Juliette: Narcose is the raptures of the deep. A reversible alteration in consciousness that occurs while diving at depth. This mirrors the transition from reality to dreams, madness. The song is about letting go, the pleasure of forgetting the world. It’s a different song from the others as it doesn’t profess to improve yourself and change the world but rather to let loose without asking any questions. It’s like breathing under water.

We chose this title for the album because this subtle transition feeds into the rest of the album too. Indeed, in each song, we start from a critical situation and evolve towards something more beautiful.

When I read the title “Croisades”, I thought this song was going to be a tempestuous one but it was actually a very nostalgic ballad about the effects of time on relationships. You know each other for many years now and there’s this obvious alchemy between the two of you. So it’s time for some confessions (yes we are too curious): tell us a bit more about the little quirks and flaws of your music partner?

Juliette: We know each other very well indeed, we’re like brothers and sisters… and there are too many things to say about each other. Kévin, for instance, can seem to be quiet and shy, but if you know him very well, he is super funny! On stage, he can appear as tough but he is actually super sweet.

Kévin: Juliette is always late, works under pressure and is very messy. For instance, she loses her credit card every two months, forgets laptops stores and has some chewing gum on her passport (we almost could not go to China because of that), but she always falls back on her feet and hits the ground running.

Rive narcose album artwork

On “Soldat”, there’s this lost soldier wandering through what looks like a desert. You seem to announce the depletion of the earth’s most precious resource : water. Are we going to finish on another planet like on the artwork? Why did you chose these evocative visuals to illustrate “Narcose”?

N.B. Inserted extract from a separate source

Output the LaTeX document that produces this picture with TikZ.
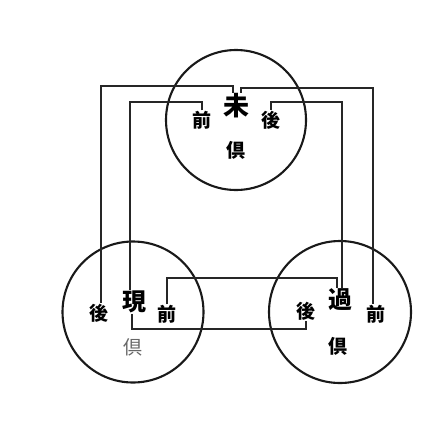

Kévin: Water, in all its forms, is indeed very present on the album. Our name RIVE actually evokes this as well. Water represents life of course. The richest people will end up on another planet, the others…

Juliette: This artwork is another story of contrasts between this character, his flaws and this woman who maybe is a victim of patriarchy, laying down on a dry floor… And in the background, the sun, rising or setting, that is here to remind us that life is worth living and that there are still many things to discover.

To appreciate this album, you really need to use your imagination and own interpretation. Fun fact: I played your song “Infini” several times and each time I understood something different. Is there always a meaning, an underlying issue in your song or do you allow yourself to be purely conceptual and elusive at times?

Juliette: Both. We know the meaning behind each song but we want the listeners to be able give the lyrics their own meaning. There are sometimes only a few sentences but what matters for us is that these words resonate with people, regardless of the initial meaning.

Kévin: Even for us, when we listen to the lyrics again, we discover another hidden meaning (especially with “Infini”) we did not even think about before.

Lastly, you close the project with one of my favourite tracks, “Nuit”, which sounds both like the story of two lovers on the run and the dawn of a revolution. There’s a lot of different feelings going on here : empowerment, pleasure, fear and passion. But there’s definitely this idea of daring to take a leap in the future and the unknown. So are you already thinking about what’s coming next?

Kévin: Yes. We are going to Brazil at the end of the month to play at several festivals. We want to make the crowd discover our songs and we hope they will be touched. Furthermore, we are already writing new songs that we will record very soon.

Juliette: Otherwise, as citizens, on a bigger scale, we are going to attend some incredible collective movements. What we are going to live in the coming years will be particularly striking.